Not all of the Midwest is as flat as its reputed to be. Most of it rolls like an ocean. You ride to the top of one hill only to see a thousand others, trailing off into the distance.

However, in a few places, such as northwestern Indiana, the sea is calmed, and you are struck with the stunning horizontality of the place. There is nothing vertical that is not man-made: only the power poles that parallel the road through Remington.

You can stand in a field, and the top half of your world is blue sky and the bottom 40 percent is green farmland. Only a thin ribbon, perhaps 10 percent of the whole, rides around the horizon and holds within it almost everything you can see or name that is not grass or sky.

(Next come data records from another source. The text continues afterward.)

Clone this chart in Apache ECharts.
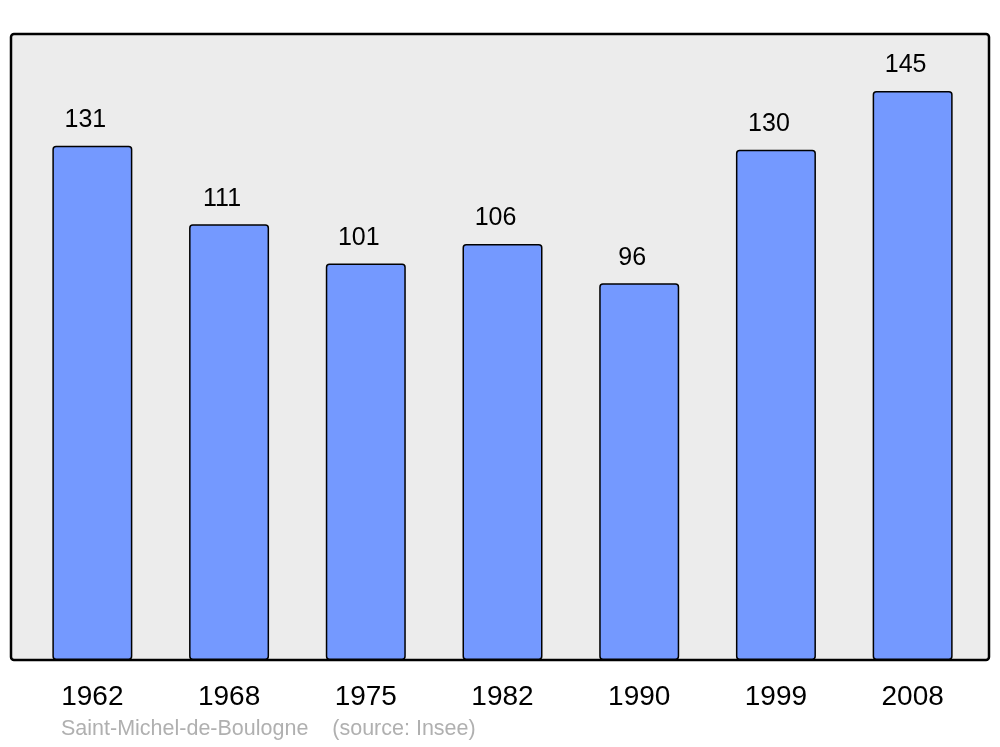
<!DOCTYPE html>
<html>
<head>
<meta charset="utf-8">
<script src="https://cdn.jsdelivr.net/npm/echarts@6/dist/echarts.min.js"></script>
<style>html,body{margin:0;padding:0;background:#fff;}#c{width:1000px;height:747px;}</style>
</head>
<body>
<div id="c"></div>
<script>
const years = ['1962','1968','1975','1982','1990','1999','2008'];
const population = [131, 111, 101, 106, 96, 130, 145];
const sourceText = 'Saint-Michel-de-Boulogne    (source: Insee)';

const chart = echarts.init(document.getElementById('c'), null, {renderer: 'canvas'});
chart.setOption({
  animation: false,
  backgroundColor: '#ffffff',
  textStyle: {fontFamily: 'Liberation Sans, Arial, sans-serif'},
  grid: {left: 24, right: 19, top: 34, bottom: 87, containLabel: false},
  graphic: [
    {type: 'rect', z: -10, shape: {x: 11, y: 34, width: 978, height: 626, r: 3},
     style: {fill: '#ececec', stroke: '#000', lineWidth: 2.5}},
    {type: 'text', left: 61, top: 718, z: 10,
     style: {text: sourceText, fill: '#b0b0b0', font: '21.5px "Liberation Sans", Arial, sans-serif'}}
  ],
  xAxis: {
    type: 'category', data: years, boundaryGap: true,
    axisLine: {show: false}, axisTick: {show: false},
    axisLabel: {color: '#000', fontSize: 28, margin: 23, fontFamily: 'Liberation Sans'}
  },
  yAxis: {
    type: 'value', min: 0, max: 159.5, show: false,
    splitLine: {show: false}
  },
  series: [{
    type: 'bar', data: population, barWidth: 80,
    itemStyle: {color: '#7499ff', borderColor: '#000', borderWidth: 1.5, borderRadius: 3},
    label: {show: true, position: 'top', distance: 13, offset: [-7, 0],
      color: '#000', fontSize: 25, fontFamily: 'Liberation Sans'}
  }]
});
</script>
</body>
</html>
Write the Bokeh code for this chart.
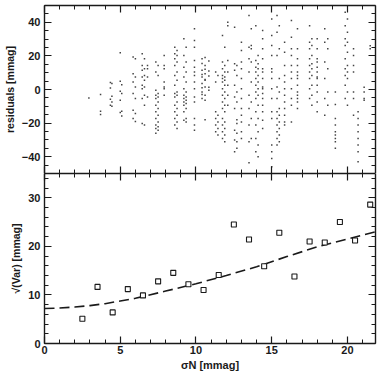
from bokeh.plotting import figure
from bokeh.layouts import column
from bokeh.models import LinearAxis, FixedTicker, Range1d, CustomJSTickFormatter
from bokeh.embed import file_html
from bokeh.resources import INLINE

FONT = "Liberation Sans"

# ---- top panel: residuals per star column (sigma_N, residual values) ----
col_sigma = [2.93, 3.7, 4.35, 4.45, 5.0, 5.1, 5.85, 6.0, 6.45, 6.6, 6.8,
             7.35, 7.5, 7.9, 8.6, 8.75, 9.2, 9.35, 9.9, 10.4, 10.6, 10.85,
             11.3, 11.45, 11.75, 11.9, 12.1, 12.55, 12.7, 13.0, 13.5, 13.65,
             13.95, 14.1, 14.4, 15.0, 15.35, 15.5, 15.85, 16.3, 16.7, 17.5,
             17.65, 18.0, 18.5, 18.7, 19.2, 19.85, 20.0, 20.4, 20.7, 21.1, 21.5]
col_resid = [
    [-5],
    [-3, -12.9, -14.9],
    [4.1, 0.9, -5.8, -9.4],
    [3.5, -4, -7.4, -10],
    [21.9, 4.9, -1, -6.4, -13.7],
    [2.9, -2.4, -12.9, -15.7],
    [19.3, 9.4, 4.4, -2.4, -12.3, -17.2],
    [18.3, 7.4, 1.5, -5.4, -14.3, -19],
    [21.3, 14.3, 11.4, 7.4, 2.5, 0.5, -5.4, -20.2],
    [18.3, 12.4, 8.4, 5.5, 1.5, -3.4, -9.4, -21.2],
    [14.3, 12.4, 7.4, -4.4],
    [16.3, 10.4, -0.5, -3.4, -5.4, -9.4, -13.3, -17.2, -21.2, -23.2, -26.1],
    [14.3, 8.4, -2.4, -4.4, -7.4, -11.3, -15.3, -19.3, -22.2, -24.2],
    [20.3, 14.3, 12.4, 4.4, 1.5, 0.5, -3.4],
    [25.2, 21.3, 18.3, 14.3, 8.4, 2.5, -2.4, -4.4, -9.4, -13.3, -17.2, -21.2],
    [23.2, 20.3, 16.3, 10.4, 5.5, -1.5, -3.4, -7.4, -11.3, -15.3, -19.3, -23.2],
    [30.2, 20.3, 13.3, 7.4, 0.5, -3.4, -5.4, -7.4, -9.4, -13.3, -18.3],
    [25.2, 16.3, 10.4, 4.4, -1.5, -4.4, -6.4, -8.4, -11.3, -17.2, -19.3],
    [36.1, 29.2, 25.2, 17.3, 13.3, 10.4, 8.4, 4.4, 0.5, -4.4, -7.4, -17.2, -21.2, -24.2],
    [18.3, 11.4, 7.4, 3.5, -1.5, -5.4, 15.5, 9, 1, -3],
    [14.3, 9.4, 5.5, 1.5, -3.4, 19, 12, 6, -6.4, -18],
    [17, 8, 1.3, -0.5, 11],
    [10.4, 4.4, -13.3, -17.2, -21.2, -25.2],
    [8.4, -15.3, -19.3, -23.2, -27.1],
    [32.1, 16.3, 12.4, 8.4, 6.5, 4.4, 0.5, -3.4, -7.4, -11.3, -17.2, -21.2, -25.2, -29.1],
    [25.2, 14.3, 10.4, 7.4, 5.5, 2.5, -1.5, -5.4, -9.4, -13.3, -19.3, -23.2, -27.1, -31.1],
    [40, 38, 17.3, 10.4, 2.5, -3.4, -9.4],
    [37, 15.3, 11.4, 2.5, -4.4, -11.3, -24.2, -30.1, -37],
    [14.3, 8.4, -1.5, -7.4, -20.2, -26.1, -31.1, -18, -35],
    [28.1, 23.2, 16.3, 12.4, 6.5, 0.5, -5.4, -11.3, -15.3, -19.3, -25.2, -29.1],
    [44, 25.2, 18.3, 10.4, -3.4, -11.3, -21.2, -31.1, -43.6],
    [36.1, 26.2, 24.2, 16.3, 4.4, -7.4, -17.2, -29.1],
    [38, 17.3, 13.3, 10.4, 6.5, 2.5, -1.5, -5.4, -13.3, -21.2, -29.1, -37],
    [20.3, 15.3, 12.4, 8.4, 4.4, 0.5, -3.4, -9.4, -17.2, -25.2, -33.1, -40],
    [35.1, 30.2, 24.2, 18.3, 12.4, 10.4, 6.5, 1.5, 0.5, -2.4, -5.4, -9.4, -13.3, -18.3, -23.2],
    [42, 32.1, 26.2, 20.3, 12.4, 10.4, 6.5, 0.5, -5.4, -13.3, -17.2, -33.1, -37, -41, -46],
    [44, 34.1, 20.3, 1.5, -5.4, -13.3, -17.2, -21.2, -25.2, -29.1, -33.1],
    [38, 24.2, 6.5, -1.5, -11.3, -15.3, -19.3, -23.2, -27.1, -31.1],
    [28.1, 22.2, 14.3, 8.4, 4.4, 0.5, -3.4, -7.4, -11.3, -15.3, -19.3, -21.2],
    [41, 31.1, 24.2, 20.3, 14.3, 10.4, 6.5, 0.5, -5.4, -9.4, -19.3],
    [36.1, 24.2, 18.3, 14.3, 10.4, 8.4, 6.5, 2.5, -1.5, -3.4, -5.4, -7.4, -11.3],
    [38, 28.1, 24.2, 18.3, 14.3, 10.4, 6.5, 0.5, -5.4],
    [30.2, 26.2, 20.3, 15.3, 12.4, 8.4, 2.5, -3.4, -9.4],
    [30.2, 24.2, 18.3, 16.3, 13.3, 10.4, 7.4, 6.5, 2.5, -1.5, -7.4, -13.3],
    [36.1, 28.1, 16.3, 6.5, -5.4, -15.3],
    [30.2, 24.2, 12.4, -1.5, -9.4],
    [-17.2, -21.2, -25.2, -27.1, -29.1, -31.1, -35, -1.5, -9],
    [46, 38, 30.2, 26.2, 18.3, 12.4, 8.4, 2.5, -5.4],
    [42, 34.1, 28.1, 22.2, 14.3, 10.4, 6.5, -1.5, -9.4],
    [24.2, 20.3, 14.3, 10.4, -1.5, -5.4, -15.3],
    [-13.3, -17.2, -21.2, -25.2, -29.1, -33.1, -37, -43],
    [1.3, -1.5, -5.4, -6.4],
    [24.2, 26],
]

# ---- bottom panel: binned sqrt(variance) ----
bin_sigma = [2.5, 3.5, 4.5, 5.5, 6.5, 7.5, 8.5, 9.5, 10.5, 11.5,
             12.5, 13.5, 14.5, 15.5, 16.5, 17.5, 18.5, 19.5, 20.5, 21.5]
sqrt_var = [5.1, 11.65, 6.4, 11.2, 9.9, 12.8, 14.55, 12.2, 11.0, 14.1,
            24.5, 21.4, 15.9, 22.8, 13.8, 21.0, 20.8, 25.0, 21.2, 28.6]

# model curve
curve_x = [0, 1, 2, 3, 4, 5, 6, 8, 10, 12, 14, 16, 18, 20, 22]
curve_y = [7.2, 7.3, 7.5, 7.8, 8.2, 8.75, 9.3, 10.8, 12.3, 14.0, 15.8, 17.9, 19.9, 21.5, 23.1]

x_major = [0, 5, 10, 15, 20]
x_minor = list(range(0, 22))
top_y_major = [-40, -20, 0, 20, 40]
top_y_minor = list(range(-50, 51, 5))
bot_y_major = [0, 10, 20, 30]
bot_y_minor = list(range(0, 36, 2))

pts_x, pts_y = [], []
for s, rs in zip(col_sigma, col_resid):
    for r in rs:
        pts_x.append(s)
        pts_y.append(r)

INK = "#1a1a1a"


def make_axis(major, minor, labels):
    ax = LinearAxis(ticker=FixedTicker(ticks=major, minor_ticks=minor))
    ax.major_tick_in = 7
    ax.major_tick_out = 0
    ax.minor_tick_in = 4
    ax.minor_tick_out = 0
    ax.axis_line_width = 1.4
    ax.axis_line_color = INK
    ax.major_tick_line_color = INK
    ax.minor_tick_line_color = INK
    ax.major_tick_line_width = 1.2
    ax.minor_tick_line_width = 1
    ax.major_label_text_font = FONT
    ax.major_label_text_font_style = "bold"
    ax.major_label_text_font_size = "11px"
    ax.major_label_text_color = INK
    ax.axis_label_text_font = FONT
    ax.axis_label_text_font_style = "bold"
    ax.axis_label_text_font_size = "10.5px"
    ax.axis_label_text_color = INK
    if not labels:
        ax.formatter = CustomJSTickFormatter(code="return ''")
        ax.major_label_text_font_size = "1px"
        ax.major_label_standoff = 0
    return ax


def base_fig(height, y_range, top_b, bottom_b):
    f = figure(width=381, height=height,
               x_range=Range1d(0, 21.85), y_range=y_range,
               toolbar_location=None, output_backend="svg",
               x_axis_location=None, y_axis_location=None,
               min_border_left=40, min_border_right=6,
               min_border_top=top_b, min_border_bottom=bottom_b)
    f.outline_line_color = None
    f.grid.visible = False
    return f


# ---- top panel ----
top = base_fig(173, Range1d(-50, 50), 5, 0)
la = make_axis(top_y_major, top_y_minor, True)
la.axis_label = "residuals [mmag]"
la.major_label_standoff = 4
la.axis_label_standoff = 3
top.add_layout(la, "left")
top.add_layout(make_axis(top_y_major, top_y_minor, False), "right")
top.add_layout(make_axis(x_major, x_minor, False), "above")
top.add_layout(make_axis(x_major, x_minor, False), "below")
top.scatter(pts_x, pts_y, marker="square", size=1.5,
            fill_color="#444444", line_color=None)

# ---- bottom panel ----
bot = base_fig(200, Range1d(0, 35), 0, 30)
bl = make_axis(bot_y_major, bot_y_minor, True)
bl.axis_label = "\u221a(Var) [mmag]"
bl.major_label_standoff = 4
bl.axis_label_standoff = 3
bot.add_layout(bl, "left")
bot.add_layout(make_axis(bot_y_major, bot_y_minor, False), "right")
bot.add_layout(make_axis(x_major, x_minor, False), "above")
bb = make_axis(x_major, x_minor, True)
bb.major_label_standoff = 2
bb.axis_label = "\u03c3N [mmag]"
bb.axis_label_standoff = 2
bb.axis_label_text_font_size = "11px"
bot.add_layout(bb, "below")

bot.line(curve_x, curve_y, line_dash="10 5", line_width=1.6, line_color=INK)
bot.scatter(bin_sigma, sqrt_var, marker="square", size=5,
            fill_color="white", line_color=INK, line_width=1.1)

layout = column(top, bot, spacing=0)
open("out.html", "w").write(file_html(layout, INLINE))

All the roads, for instance, sit visually just along that rim line, like cording. You can see the trucks running along the horizon and the cars on the interstate.

Houses ring the line, and the tractors pulling across the farm fields sit up high on that horizon, with wheels in the green and exhaust pipe in the blue.

It is not a ”big sky,” like they claim for Montana. The sky is too featureless and bland to seem big. It is pervasive, heavy, low, expansive but not big.

Perhaps it is the humidity in the middle of summer that makes the thick air seem like the bottom edge of the sky, pulling down your sense of it to human size.

But the land, that flatness that edges out away from you on all sides, does seem big. And it seems even bigger at night.

The planet has seemed to shrink dramatically over the course of the century. You can fly from New York to Paris in four hours. Listen to Russian TV news. Take the train at 200 mph in Japan.

But if you want to shake the world out and make it larger again, get up at 3 in the morning and drive across the flatness of Indiana and Illinois. It is dark, and the stars are thick as the July humidity. And the world seems quiet, empty and stretched once more to full size.

The sky grows upward as the stars populate it, light years away. Not only is the Earth big but you can see you are a pebble at the bottom of a very deep universe.

You drive alone for miles and the only thing you see is distant headlights, like fireflies, flitting along the horizon line that shows up as the boundary between two different shades of black.

One set of headlights gets closer. You recognize a kindred spirit, someone else is driving in the lonely, vacant night. You wait a very long time for the lights to draw close. They are still miles away.

As the car gets nearer and dims its headlights — that salute of recognition in the dark — you see it is the God of the Nighttime Highway, whose eyes are headlights and whose halogen gaze keeps the world from disappearing when everyone else is asleep.

And he passes and you drop once more into the large darkness.